Omitting the originally proposed builtin function
-------------------------------------------------

When submitted to the Steering Council, this PEP proposed the introduction of
a ``bchr`` builtin (with the same behaviour as ``bytes.fromint``), recreating
the ``ord``/``chr``/``unichr`` trio from Python 2 under a different naming
scheme (``ord``/``bchr``/``chr``).

The SC indicated they didn't think this functionality was needed often enough
to justify offering two ways of doing the same thing, especially when one of
those ways was a new builtin function. That part of the proposal was therefore
dropped as being redundant with the ``bytes.fromint`` alternate constructor.

Developers that use this method frequently will instead have the option to
define their own ``bchr = bytes.fromint`` aliases.
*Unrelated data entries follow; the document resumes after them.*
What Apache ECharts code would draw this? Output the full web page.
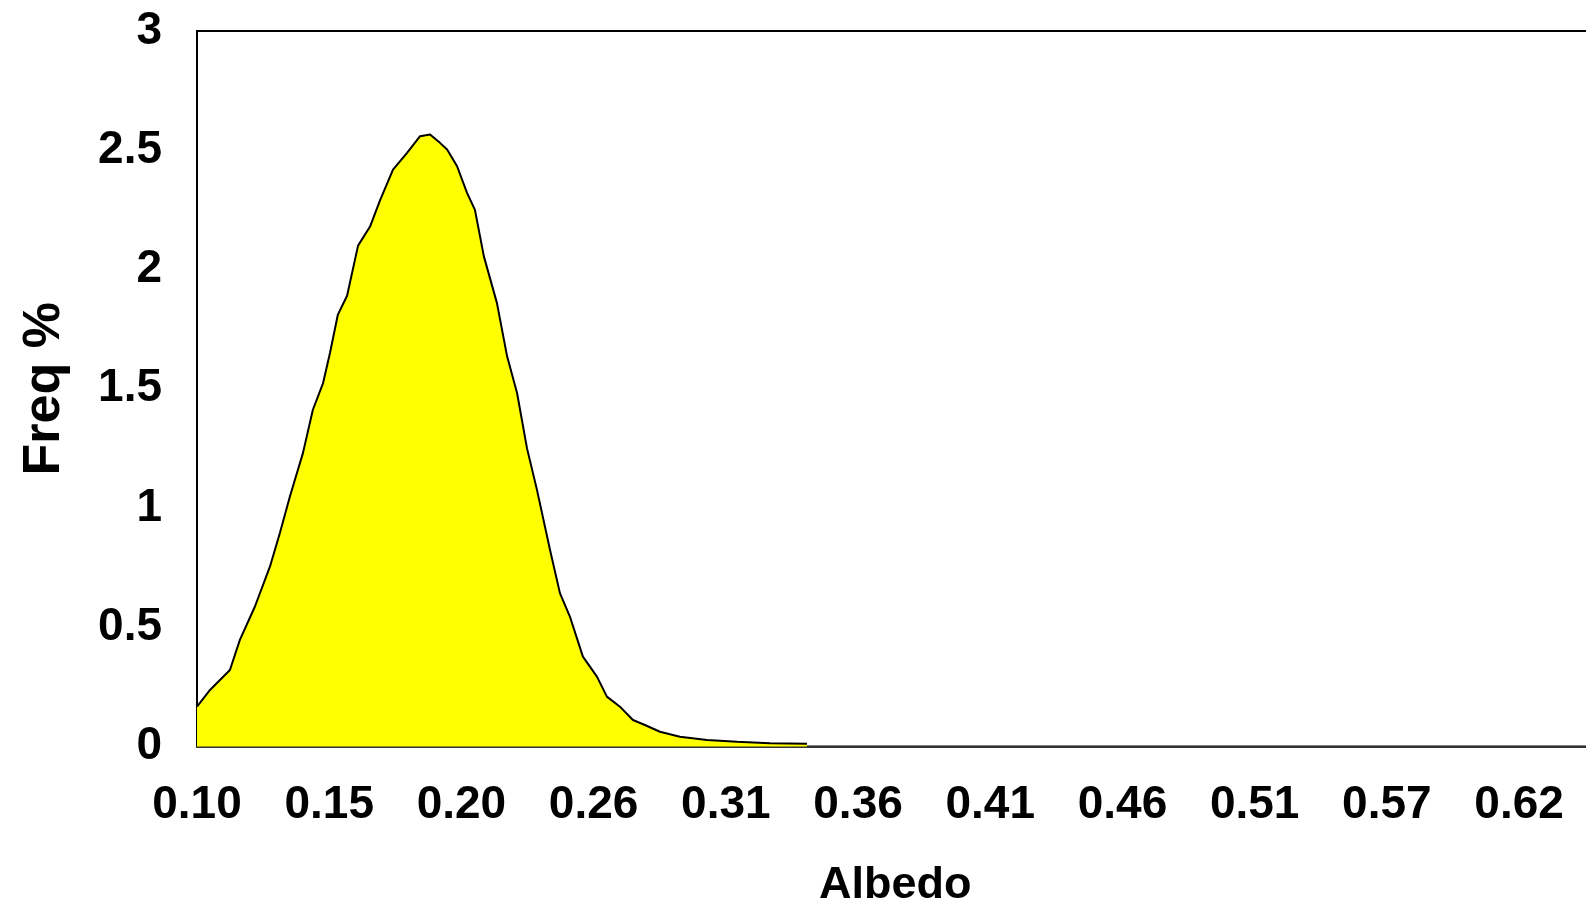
<!DOCTYPE html>
<html>
<head>
<meta charset="utf-8">
<script src="https://cdn.jsdelivr.net/npm/echarts@6/dist/echarts.min.js"></script>
<style>
  html, body { margin: 0; padding: 0; background: #fff; overflow: hidden; width: 1586px; height: 903px; }
  #chart { width: 1700px; height: 903px; }
</style>
</head>
<body>
<div id="chart"></div>
<script>
// Albedo values (x) and frequency % (y)
const albedo = [0.1000, 0.1051, 0.1129, 0.1168, 0.1227, 0.1286, 0.1325, 0.1364, 0.1415, 0.1454,
  0.1494, 0.1521, 0.1552, 0.1588, 0.1631, 0.1678, 0.1717, 0.1768, 0.1823, 0.1874,
  0.1913, 0.1952, 0.1980, 0.2019, 0.2058, 0.2089, 0.2124, 0.2175, 0.2215, 0.2254,
  0.2293, 0.2332, 0.2383, 0.2422, 0.2461, 0.2512, 0.2567, 0.2606, 0.2657, 0.2708,
  0.2755, 0.2814, 0.2892, 0.2998, 0.3116, 0.3245, 0.3390];
const freq = [0.167, 0.237, 0.321, 0.447, 0.587, 0.755, 0.896, 1.048, 1.230, 1.412,
  1.524, 1.650, 1.811, 1.890, 2.100, 2.180, 2.290, 2.419, 2.489, 2.559,
  2.566, 2.531, 2.503, 2.433, 2.321, 2.250, 2.055, 1.860, 1.636, 1.482,
  1.250, 1.076, 0.825, 0.643, 0.545, 0.377, 0.293, 0.209, 0.167, 0.111,
  0.090, 0.062, 0.041, 0.027, 0.020, 0.014, 0.012];
// X tick labels (one per label slot) and their albedo spacing
const xTickLabels = ['0.10', '0.15', '0.20', '0.26', '0.31', '0.36', '0.41', '0.46', '0.51', '0.57', '0.62', '0.67'];
const xStart = 0.10;
const xStep = 0.0518;
const yTickLabels = ['0', '0.5', '1', '1.5', '2', '2.5', '3'];

const seriesData = albedo.map((a, i) => [(a - xStart) / xStep, freq[i]]);

const font = '"Liberation Sans", Arial, sans-serif';
const chart = echarts.init(document.getElementById('chart'), null, { renderer: 'canvas' });
chart.setOption({
  backgroundColor: '#ffffff',
  animation: false,
  grid: {
    left: 197, top: 31, bottom: 156.5, right: 48.7,
    outerBoundsMode: 'none', containLabel: false,
    show: true, borderColor: '#000', borderWidth: 2, backgroundColor: 'transparent'
  },
  xAxis: {
    type: 'value',
    min: 0, max: xTickLabels.length - 1, interval: 1,
    name: 'Albedo', nameLocation: 'middle', nameGap: 117,
    nameTextStyle: { fontFamily: font, fontWeight: 'bold', fontSize: 45, color: '#000',
      padding: [0, 58, 0, 0] },
    axisLine: { show: true, lineStyle: { color: '#333', width: 2 } },
    axisTick: { show: false },
    splitLine: { show: false },
    axisLabel: {
      margin: 36, fontFamily: font, fontWeight: 'bold', fontSize: 46, color: '#000',
      formatter: v => xTickLabels[Math.round(v)]
    }
  },
  yAxis: {
    type: 'value',
    min: 0, max: 3, interval: 0.5,
    name: 'Freq %', nameLocation: 'middle', nameGap: 126, nameRotate: 90,
    nameTextStyle: { fontFamily: font, fontWeight: 'bold', fontSize: 52, color: '#000' },
    axisLine: { show: true, lineStyle: { color: '#000', width: 2 } },
    axisTick: { show: false },
    splitLine: { show: false },
    axisLabel: {
      margin: 35, fontFamily: font, fontWeight: 'bold', fontSize: 46, color: '#000',
      formatter: v => yTickLabels[Math.round(v * 2)]
    }
  },
  series: [{
    type: 'line',
    data: seriesData,
    showSymbol: false,
    smooth: false,
    lineStyle: { color: '#000', width: 2 },
    areaStyle: { color: '#ffff00', opacity: 1 },
    z: 3
  }]
});
</script>
</body>
</html>
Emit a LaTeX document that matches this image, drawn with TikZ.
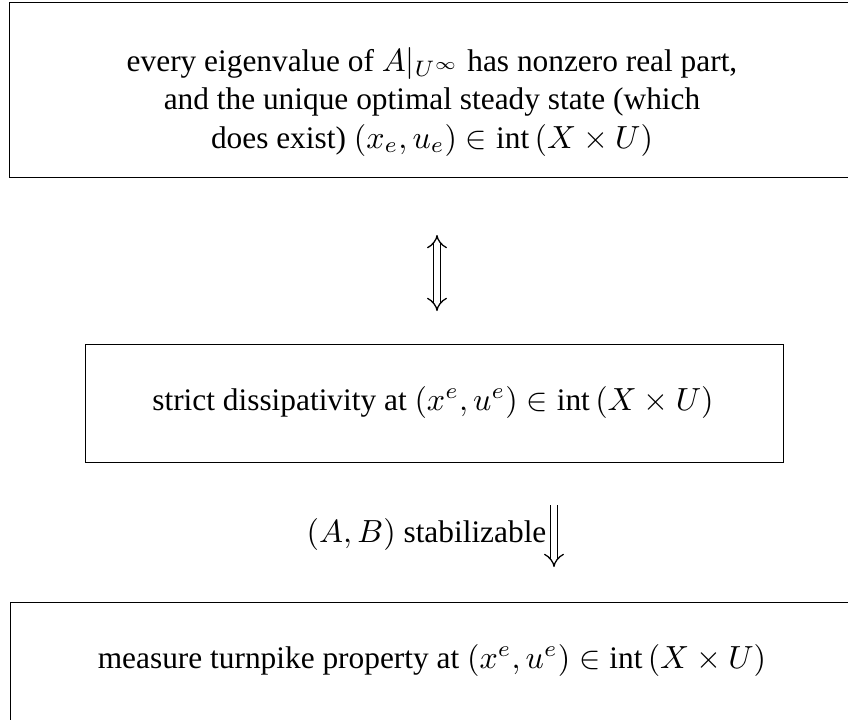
\documentclass[tikz,border=0pt]{standalone}
\usepackage{amsmath}
\usepackage{fontspec}
\setmainfont[Scale=0.98]{Liberation Serif}
\usetikzlibrary{arrows.meta}
\begin{document}
\begin{tikzpicture}[x=0.3125pt,y=-0.3125pt,
  boxnode/.style={draw,line width=0.45pt,inner sep=0pt,anchor=north west},
  lbl/.style={inner sep=0pt,font=\fontsize{10}{12}\selectfont,align=center},
  dblarrow/.style={double,double distance=1.8pt,line width=0.4pt},
  imptip/.style={Implies[length=3.8pt,width=6.6pt]}]
\clip (0,0) rectangle (848,719);
% boxes
\node[boxnode,minimum width=846*0.3125pt,minimum height=175*0.3125pt] (top) at (9,2) {};
\node[boxnode,minimum width=698*0.3125pt,minimum height=118*0.3125pt] (mid) at (85,344) {};
\node[boxnode,minimum width=846*0.3125pt,minimum height=140*0.3125pt] (bot) at (10,602) {};
% texts
\node[lbl,anchor=base] (toptext) at (432,148) {every eigenvalue of $A|_{U^\infty}$ has nonzero real part,\\
and the unique optimal steady state (which\\
does exist) $(x_e,u_e)\in\operatorname{int}\,(X\times U)$};
\node[lbl,anchor=base] (midtext) at (433,410) {strict dissipativity at $(x^e,u^e)\in\operatorname{int}\,(X\times U)$};
\node[lbl,anchor=base] (bottext) at (432,668) {measure turnpike property at $(x^e,u^e)\in\operatorname{int}\,(X\times U)$};
% arrows
\coordinate (a1s) at (437,235);
\coordinate (a1e) at (437,311);
\draw[dblarrow,{Implies[length=3.8pt,width=6.6pt]}-{Implies[length=3.8pt,width=6.6pt]}] (a1s) -- (a1e);
\coordinate (a2s) at (554,505);
\coordinate (a2e) at (554,567);
\draw[dblarrow,-{Implies[length=3.8pt,width=6.6pt]}] (a2s) -- (a2e);
\node[lbl,anchor=base east] (cond) at (547,542) {$(A,B)$ stabilizable};
\end{tikzpicture}
\end{document}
Scope limitation: memoryview
----------------------------

Updating ``memoryview`` with the new item retrieval methods is outside the scope
of this PEP.


References
==========

* `Initial March 2014 discussion thread on python-ideas <https://mail.python.org/pipermail/python-ideas/2014-March/027295.html>`_
* `Guido's initial feedback in that thread <https://mail.python.org/pipermail/python-ideas/2014-March/027376.html>`_
* `Issue proposing moving zero-initialised sequences to a dedicated API <https://github.com/python/cpython/issues/65094>`_
* `Issue proposing to use calloc() for zero-initialised binary sequences <https://github.com/python/cpython/issues/65843>`_
* `August 2014 discussion thread on python-dev <https://mail.python.org/pipermail/python-ideas/2014-March/027295.html>`_
* `June 2016 discussion thread on python-dev <https://mail.python.org/pipermail/python-dev/2016-June/144875.html>`_
* `Get single-byte bytes objects from bytes objects <https://discuss.python.org/t/get-single-byte-bytes-objects-from-a-bytes-object/41709>`_

Copyright
=========

This document has been placed in the public domain.